Source data:
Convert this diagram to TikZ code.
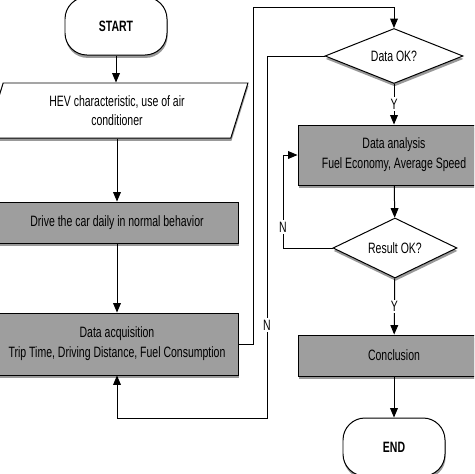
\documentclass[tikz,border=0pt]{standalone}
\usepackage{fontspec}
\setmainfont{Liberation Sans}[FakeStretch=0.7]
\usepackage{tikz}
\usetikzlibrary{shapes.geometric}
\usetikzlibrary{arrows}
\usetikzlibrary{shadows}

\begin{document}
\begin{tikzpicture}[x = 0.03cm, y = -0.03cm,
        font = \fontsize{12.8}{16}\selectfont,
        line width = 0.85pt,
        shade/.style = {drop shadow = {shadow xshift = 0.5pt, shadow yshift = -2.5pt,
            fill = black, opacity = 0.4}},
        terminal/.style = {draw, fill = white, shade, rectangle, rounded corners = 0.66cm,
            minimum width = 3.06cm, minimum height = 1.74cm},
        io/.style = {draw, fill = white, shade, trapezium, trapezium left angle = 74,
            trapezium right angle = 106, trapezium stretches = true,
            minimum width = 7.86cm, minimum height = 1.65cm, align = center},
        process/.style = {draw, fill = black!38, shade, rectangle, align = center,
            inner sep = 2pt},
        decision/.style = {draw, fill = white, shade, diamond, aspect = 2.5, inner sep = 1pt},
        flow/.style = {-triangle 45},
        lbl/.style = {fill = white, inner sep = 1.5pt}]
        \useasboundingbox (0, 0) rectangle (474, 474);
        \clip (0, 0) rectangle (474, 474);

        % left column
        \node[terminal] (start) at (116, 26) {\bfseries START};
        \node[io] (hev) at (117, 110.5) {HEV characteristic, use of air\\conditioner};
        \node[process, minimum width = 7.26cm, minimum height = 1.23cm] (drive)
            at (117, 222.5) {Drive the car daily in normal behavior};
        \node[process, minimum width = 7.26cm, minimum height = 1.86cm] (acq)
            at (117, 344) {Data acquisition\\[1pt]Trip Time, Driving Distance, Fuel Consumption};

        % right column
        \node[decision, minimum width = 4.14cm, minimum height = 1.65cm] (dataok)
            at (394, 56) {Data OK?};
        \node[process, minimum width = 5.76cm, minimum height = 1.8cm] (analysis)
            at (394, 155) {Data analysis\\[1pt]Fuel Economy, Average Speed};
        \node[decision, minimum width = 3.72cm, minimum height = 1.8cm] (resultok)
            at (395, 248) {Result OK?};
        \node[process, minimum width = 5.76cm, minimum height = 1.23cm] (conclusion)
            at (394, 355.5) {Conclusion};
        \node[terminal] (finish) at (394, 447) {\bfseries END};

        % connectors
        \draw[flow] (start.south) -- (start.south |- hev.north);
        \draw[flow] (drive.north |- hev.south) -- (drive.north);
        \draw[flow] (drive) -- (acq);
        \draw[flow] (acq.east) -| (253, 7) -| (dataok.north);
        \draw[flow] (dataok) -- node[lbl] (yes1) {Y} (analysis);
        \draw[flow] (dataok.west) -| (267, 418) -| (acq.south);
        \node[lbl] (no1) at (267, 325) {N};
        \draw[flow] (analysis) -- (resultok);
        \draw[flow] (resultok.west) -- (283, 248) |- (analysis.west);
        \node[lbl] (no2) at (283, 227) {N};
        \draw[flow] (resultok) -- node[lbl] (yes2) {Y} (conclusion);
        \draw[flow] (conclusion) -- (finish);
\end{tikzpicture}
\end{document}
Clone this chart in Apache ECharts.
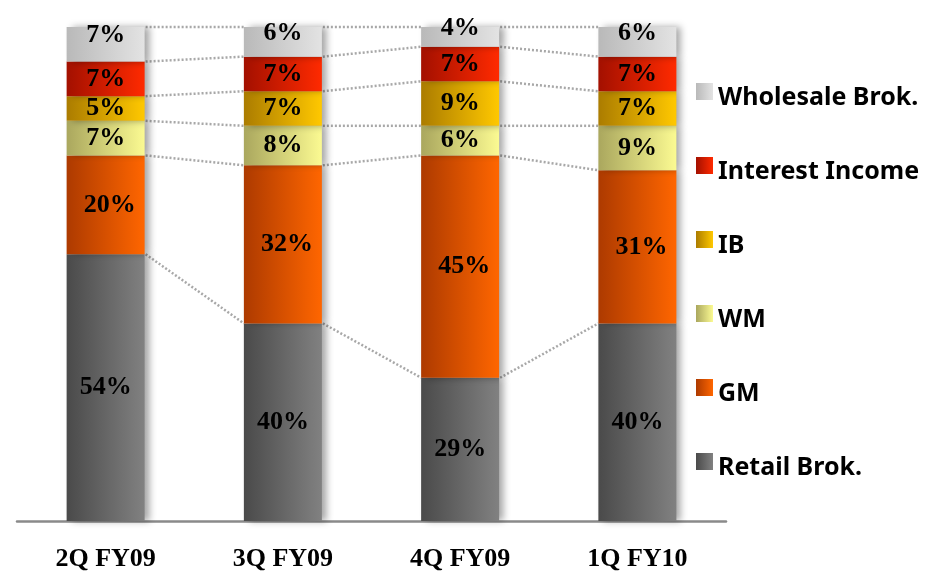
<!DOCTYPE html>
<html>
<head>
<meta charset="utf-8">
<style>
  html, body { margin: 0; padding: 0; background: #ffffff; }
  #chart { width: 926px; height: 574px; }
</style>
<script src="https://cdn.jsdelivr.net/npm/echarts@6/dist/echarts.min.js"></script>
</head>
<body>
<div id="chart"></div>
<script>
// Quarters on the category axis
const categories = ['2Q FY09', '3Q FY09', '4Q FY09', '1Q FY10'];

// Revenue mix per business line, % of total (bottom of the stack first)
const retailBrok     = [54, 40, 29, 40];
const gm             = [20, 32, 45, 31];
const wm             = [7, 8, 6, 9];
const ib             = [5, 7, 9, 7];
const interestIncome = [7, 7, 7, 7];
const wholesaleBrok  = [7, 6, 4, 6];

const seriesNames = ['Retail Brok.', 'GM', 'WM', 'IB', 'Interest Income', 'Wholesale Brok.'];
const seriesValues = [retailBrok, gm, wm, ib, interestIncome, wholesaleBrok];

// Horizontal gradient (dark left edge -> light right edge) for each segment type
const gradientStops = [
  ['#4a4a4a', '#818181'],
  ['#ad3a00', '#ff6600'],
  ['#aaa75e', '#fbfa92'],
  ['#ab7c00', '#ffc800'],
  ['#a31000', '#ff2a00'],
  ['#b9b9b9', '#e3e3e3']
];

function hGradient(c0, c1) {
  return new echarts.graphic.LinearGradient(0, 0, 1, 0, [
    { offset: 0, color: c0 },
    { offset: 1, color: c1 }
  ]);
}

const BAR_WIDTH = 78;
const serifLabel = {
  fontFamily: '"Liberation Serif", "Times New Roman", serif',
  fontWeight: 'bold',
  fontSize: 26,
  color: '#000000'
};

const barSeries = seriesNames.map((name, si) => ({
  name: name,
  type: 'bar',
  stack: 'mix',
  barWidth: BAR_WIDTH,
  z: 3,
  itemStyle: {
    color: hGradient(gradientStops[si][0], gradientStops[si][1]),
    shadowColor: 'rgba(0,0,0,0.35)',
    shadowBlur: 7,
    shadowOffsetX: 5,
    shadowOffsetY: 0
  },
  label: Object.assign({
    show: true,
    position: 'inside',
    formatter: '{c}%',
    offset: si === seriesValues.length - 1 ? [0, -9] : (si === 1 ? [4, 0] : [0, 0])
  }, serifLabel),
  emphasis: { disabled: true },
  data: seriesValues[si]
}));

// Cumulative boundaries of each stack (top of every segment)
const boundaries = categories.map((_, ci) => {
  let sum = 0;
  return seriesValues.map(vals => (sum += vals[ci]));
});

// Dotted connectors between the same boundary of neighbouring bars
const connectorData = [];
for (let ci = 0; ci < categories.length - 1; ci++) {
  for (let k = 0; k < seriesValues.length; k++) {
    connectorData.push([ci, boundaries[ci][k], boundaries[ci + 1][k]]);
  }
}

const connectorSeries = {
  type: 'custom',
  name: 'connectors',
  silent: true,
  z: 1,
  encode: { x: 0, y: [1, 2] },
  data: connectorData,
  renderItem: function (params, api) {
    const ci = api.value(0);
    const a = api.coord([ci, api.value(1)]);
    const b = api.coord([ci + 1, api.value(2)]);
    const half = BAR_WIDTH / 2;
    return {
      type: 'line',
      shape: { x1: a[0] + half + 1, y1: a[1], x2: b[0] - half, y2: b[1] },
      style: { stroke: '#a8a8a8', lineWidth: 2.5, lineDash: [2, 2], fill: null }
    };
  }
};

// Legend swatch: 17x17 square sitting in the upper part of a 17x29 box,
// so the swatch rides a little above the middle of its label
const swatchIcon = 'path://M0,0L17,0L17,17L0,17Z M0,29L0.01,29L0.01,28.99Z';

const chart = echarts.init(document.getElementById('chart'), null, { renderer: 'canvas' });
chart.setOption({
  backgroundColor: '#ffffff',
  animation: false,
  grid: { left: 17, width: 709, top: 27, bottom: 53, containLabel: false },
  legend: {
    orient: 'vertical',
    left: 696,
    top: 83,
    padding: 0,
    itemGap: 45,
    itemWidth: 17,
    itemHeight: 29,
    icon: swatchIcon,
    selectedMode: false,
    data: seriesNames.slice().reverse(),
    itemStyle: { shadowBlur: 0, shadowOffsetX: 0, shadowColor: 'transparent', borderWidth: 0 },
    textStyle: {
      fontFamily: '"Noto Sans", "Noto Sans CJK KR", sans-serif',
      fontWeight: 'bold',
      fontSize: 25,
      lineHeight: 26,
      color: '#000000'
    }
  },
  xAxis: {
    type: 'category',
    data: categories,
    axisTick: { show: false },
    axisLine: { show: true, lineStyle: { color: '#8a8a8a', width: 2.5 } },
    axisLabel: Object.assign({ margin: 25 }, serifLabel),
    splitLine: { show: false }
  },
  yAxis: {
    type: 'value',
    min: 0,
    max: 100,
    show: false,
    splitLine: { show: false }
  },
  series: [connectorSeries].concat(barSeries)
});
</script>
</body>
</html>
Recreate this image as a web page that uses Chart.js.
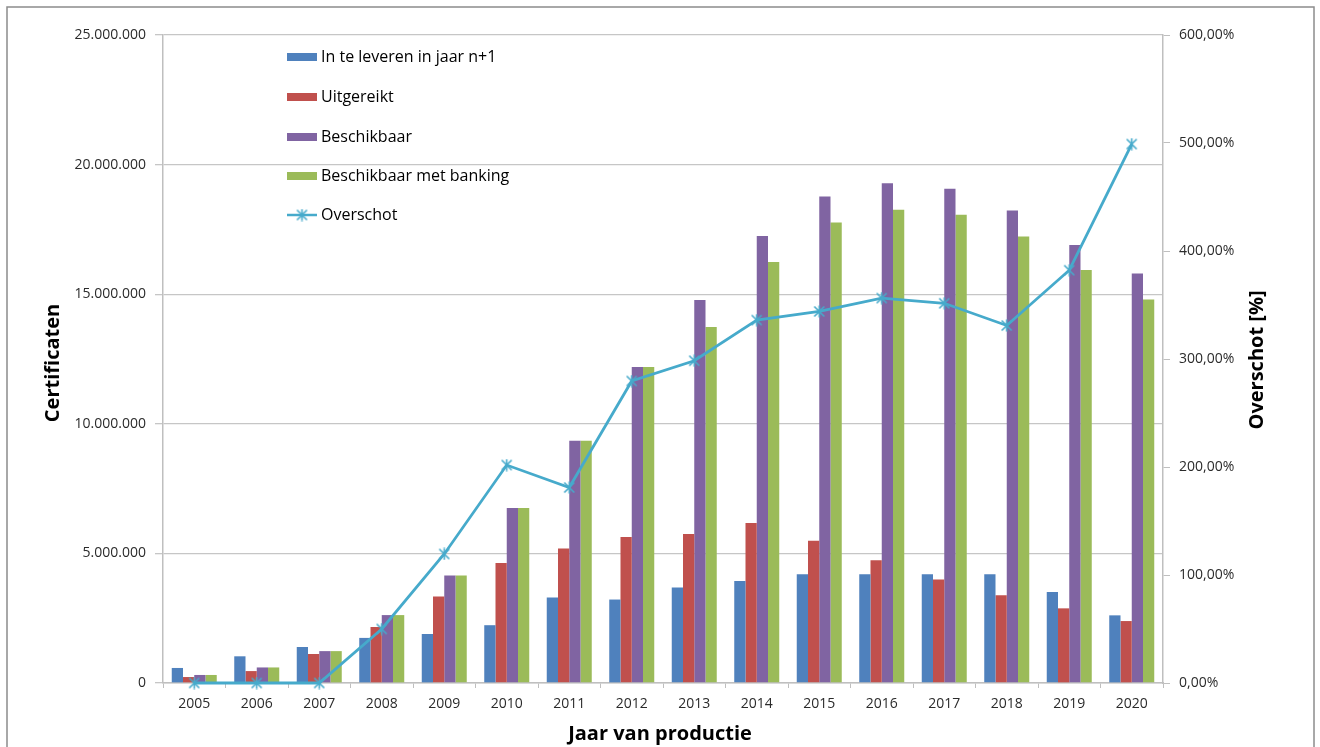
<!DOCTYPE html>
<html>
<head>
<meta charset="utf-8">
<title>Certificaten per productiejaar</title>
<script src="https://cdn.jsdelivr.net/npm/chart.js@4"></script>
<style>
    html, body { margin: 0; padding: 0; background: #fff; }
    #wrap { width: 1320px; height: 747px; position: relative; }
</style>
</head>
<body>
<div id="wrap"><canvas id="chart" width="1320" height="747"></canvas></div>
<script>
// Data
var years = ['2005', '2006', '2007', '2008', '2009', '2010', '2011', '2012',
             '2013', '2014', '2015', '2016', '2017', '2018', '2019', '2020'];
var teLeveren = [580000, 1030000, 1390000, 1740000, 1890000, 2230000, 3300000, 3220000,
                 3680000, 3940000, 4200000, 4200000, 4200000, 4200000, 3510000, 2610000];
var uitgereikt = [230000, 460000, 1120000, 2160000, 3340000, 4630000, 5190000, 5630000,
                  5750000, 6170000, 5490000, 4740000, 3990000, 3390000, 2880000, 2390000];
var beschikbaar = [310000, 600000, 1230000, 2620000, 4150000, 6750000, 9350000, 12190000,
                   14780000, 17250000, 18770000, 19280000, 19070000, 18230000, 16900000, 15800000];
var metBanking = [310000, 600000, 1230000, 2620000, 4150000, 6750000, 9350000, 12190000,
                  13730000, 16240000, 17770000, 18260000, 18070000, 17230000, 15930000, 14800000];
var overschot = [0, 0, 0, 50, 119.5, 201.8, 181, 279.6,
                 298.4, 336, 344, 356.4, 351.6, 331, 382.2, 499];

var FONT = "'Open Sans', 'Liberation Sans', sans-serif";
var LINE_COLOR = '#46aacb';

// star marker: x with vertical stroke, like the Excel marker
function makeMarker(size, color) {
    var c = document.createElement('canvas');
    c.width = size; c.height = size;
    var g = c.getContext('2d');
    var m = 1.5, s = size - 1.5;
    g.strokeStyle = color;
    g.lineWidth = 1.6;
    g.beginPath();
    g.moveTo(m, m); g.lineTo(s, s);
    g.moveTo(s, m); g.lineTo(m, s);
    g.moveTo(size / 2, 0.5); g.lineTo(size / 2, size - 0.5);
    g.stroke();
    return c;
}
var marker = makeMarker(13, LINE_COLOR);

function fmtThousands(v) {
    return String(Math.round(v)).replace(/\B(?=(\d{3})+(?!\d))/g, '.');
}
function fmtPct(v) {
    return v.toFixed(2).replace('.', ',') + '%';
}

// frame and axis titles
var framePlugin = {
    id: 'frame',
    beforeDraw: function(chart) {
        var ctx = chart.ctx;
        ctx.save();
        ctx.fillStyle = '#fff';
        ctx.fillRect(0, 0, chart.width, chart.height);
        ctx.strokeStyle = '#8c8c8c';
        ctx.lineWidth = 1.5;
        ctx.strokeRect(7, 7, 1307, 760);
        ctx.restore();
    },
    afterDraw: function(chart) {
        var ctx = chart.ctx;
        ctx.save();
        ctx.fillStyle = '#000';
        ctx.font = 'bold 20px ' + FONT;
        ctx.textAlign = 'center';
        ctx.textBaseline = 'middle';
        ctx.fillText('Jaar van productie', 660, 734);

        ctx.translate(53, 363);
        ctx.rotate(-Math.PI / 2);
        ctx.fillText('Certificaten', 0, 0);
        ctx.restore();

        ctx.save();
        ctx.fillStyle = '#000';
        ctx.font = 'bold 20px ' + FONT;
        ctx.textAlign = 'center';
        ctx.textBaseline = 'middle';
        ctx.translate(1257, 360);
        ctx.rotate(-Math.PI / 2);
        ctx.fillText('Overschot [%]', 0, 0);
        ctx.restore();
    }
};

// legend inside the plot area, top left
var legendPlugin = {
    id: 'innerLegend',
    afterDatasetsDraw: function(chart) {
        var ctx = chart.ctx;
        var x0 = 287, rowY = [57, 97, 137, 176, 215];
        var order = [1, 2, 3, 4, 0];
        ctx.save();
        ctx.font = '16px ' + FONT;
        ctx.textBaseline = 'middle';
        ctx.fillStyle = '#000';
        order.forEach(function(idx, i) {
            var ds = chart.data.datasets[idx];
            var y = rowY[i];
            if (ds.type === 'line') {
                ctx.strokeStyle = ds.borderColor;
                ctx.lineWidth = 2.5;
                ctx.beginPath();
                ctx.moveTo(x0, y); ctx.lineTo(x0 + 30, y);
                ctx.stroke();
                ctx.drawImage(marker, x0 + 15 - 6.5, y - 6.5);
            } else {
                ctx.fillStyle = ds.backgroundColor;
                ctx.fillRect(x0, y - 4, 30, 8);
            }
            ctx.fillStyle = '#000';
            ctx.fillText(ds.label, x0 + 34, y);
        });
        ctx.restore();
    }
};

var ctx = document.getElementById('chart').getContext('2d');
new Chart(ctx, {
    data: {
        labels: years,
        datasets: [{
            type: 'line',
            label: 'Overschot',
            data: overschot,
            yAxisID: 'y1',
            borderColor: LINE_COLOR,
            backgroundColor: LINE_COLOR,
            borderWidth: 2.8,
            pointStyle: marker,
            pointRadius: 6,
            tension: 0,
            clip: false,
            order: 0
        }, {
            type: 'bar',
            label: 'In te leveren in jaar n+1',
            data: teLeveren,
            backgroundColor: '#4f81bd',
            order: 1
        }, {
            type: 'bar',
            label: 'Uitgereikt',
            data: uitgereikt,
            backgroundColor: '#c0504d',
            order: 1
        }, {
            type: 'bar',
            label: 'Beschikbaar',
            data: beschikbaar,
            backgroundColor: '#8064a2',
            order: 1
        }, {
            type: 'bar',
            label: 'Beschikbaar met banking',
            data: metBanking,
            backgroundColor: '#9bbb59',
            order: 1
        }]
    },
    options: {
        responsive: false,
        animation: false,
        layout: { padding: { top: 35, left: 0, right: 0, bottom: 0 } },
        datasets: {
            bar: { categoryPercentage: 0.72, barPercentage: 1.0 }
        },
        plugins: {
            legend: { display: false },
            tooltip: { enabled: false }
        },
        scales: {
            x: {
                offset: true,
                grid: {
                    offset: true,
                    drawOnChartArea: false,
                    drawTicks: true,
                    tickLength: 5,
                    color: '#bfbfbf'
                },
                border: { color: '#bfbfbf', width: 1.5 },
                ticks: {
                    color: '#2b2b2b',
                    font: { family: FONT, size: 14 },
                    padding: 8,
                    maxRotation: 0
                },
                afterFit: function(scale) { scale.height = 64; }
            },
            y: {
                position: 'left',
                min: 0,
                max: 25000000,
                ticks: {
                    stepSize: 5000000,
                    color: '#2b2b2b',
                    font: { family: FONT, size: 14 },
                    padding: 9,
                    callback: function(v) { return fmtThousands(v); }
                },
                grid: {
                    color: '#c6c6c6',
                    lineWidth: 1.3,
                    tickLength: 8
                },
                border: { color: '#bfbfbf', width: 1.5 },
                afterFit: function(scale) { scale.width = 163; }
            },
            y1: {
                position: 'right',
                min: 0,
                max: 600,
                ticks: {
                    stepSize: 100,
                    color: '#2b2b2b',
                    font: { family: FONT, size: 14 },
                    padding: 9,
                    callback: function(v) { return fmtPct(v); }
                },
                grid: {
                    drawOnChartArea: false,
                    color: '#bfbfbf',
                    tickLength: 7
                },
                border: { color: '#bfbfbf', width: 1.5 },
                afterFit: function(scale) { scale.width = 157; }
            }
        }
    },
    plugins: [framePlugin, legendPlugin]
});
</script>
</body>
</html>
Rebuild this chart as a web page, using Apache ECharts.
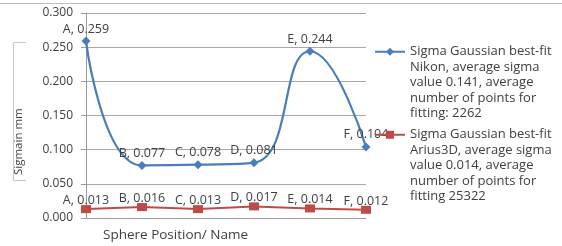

Task description: Which lines hold the word "page"? Return all of them from the records above.

Answer to the task:
Recreate this image as a web page that uses Chart.js.
Rebuild this chart as a web page, using Apache ECharts.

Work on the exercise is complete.